Regierungssprecher Steffen Hebestreit hatte am Montag auf den Wettbewerb mit anderen europäischen Ländern um Fachkräfte aus Ländern außerhalb der EU verwiesen. Es gebe in großen EU-Ländern steuerliche Anreize, um diese Fachkräfte ins Land zu locken.

   Heil und Union gegen Vorstoß 

Bundesarbeitsminister Hubertus Heil (SPD) hat Widerstand zu den Plänen, die auf Initiative der FDP von Bundesfinanzminister Christian Lindner in das Wachstumspaket gekommen sind, angekündigt. Heil betonte am Vortag, dass er über den Vorstoß nicht glücklich sei. Arbeit in Deutschland müsse gleich viel wert sein.

Auch von der Union kam Kritik.

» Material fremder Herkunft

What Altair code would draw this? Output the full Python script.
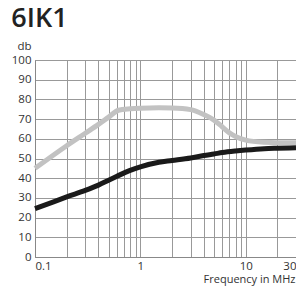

Die wirtschaftspolitische Sprecherin in der Unions-Bundestagsfraktion, Julia Klöckner, hatte vor "Inländer-Diskriminierung" und "Arbeiter 1. + 2. Klasse" gewarnt.

   Wirtschaftsweiser sieht internationalen Talent-Wettbewerb 

Der Bochumer Ökonom Martin Werding, der auch Mitglied im Rat der Wirtschaftsweisen ist, stellte sich hingegen hinter das Vorhaben von Scholz, Habeck und Lindner.

"Der Steuerrabatt für ausländische Fachkräfte ist einen Versuch wert. Hochqualifizierte sind ein rares Gut, es herrscht hier internationaler Talent-Wettbewerb - also warum sollte man das nicht einmal ausprobieren?", sagte Werding der Wirtschaftswoche. "Wer kommt, trägt zum Wohlstand bei - eine Neiddebatte ist also deplatziert."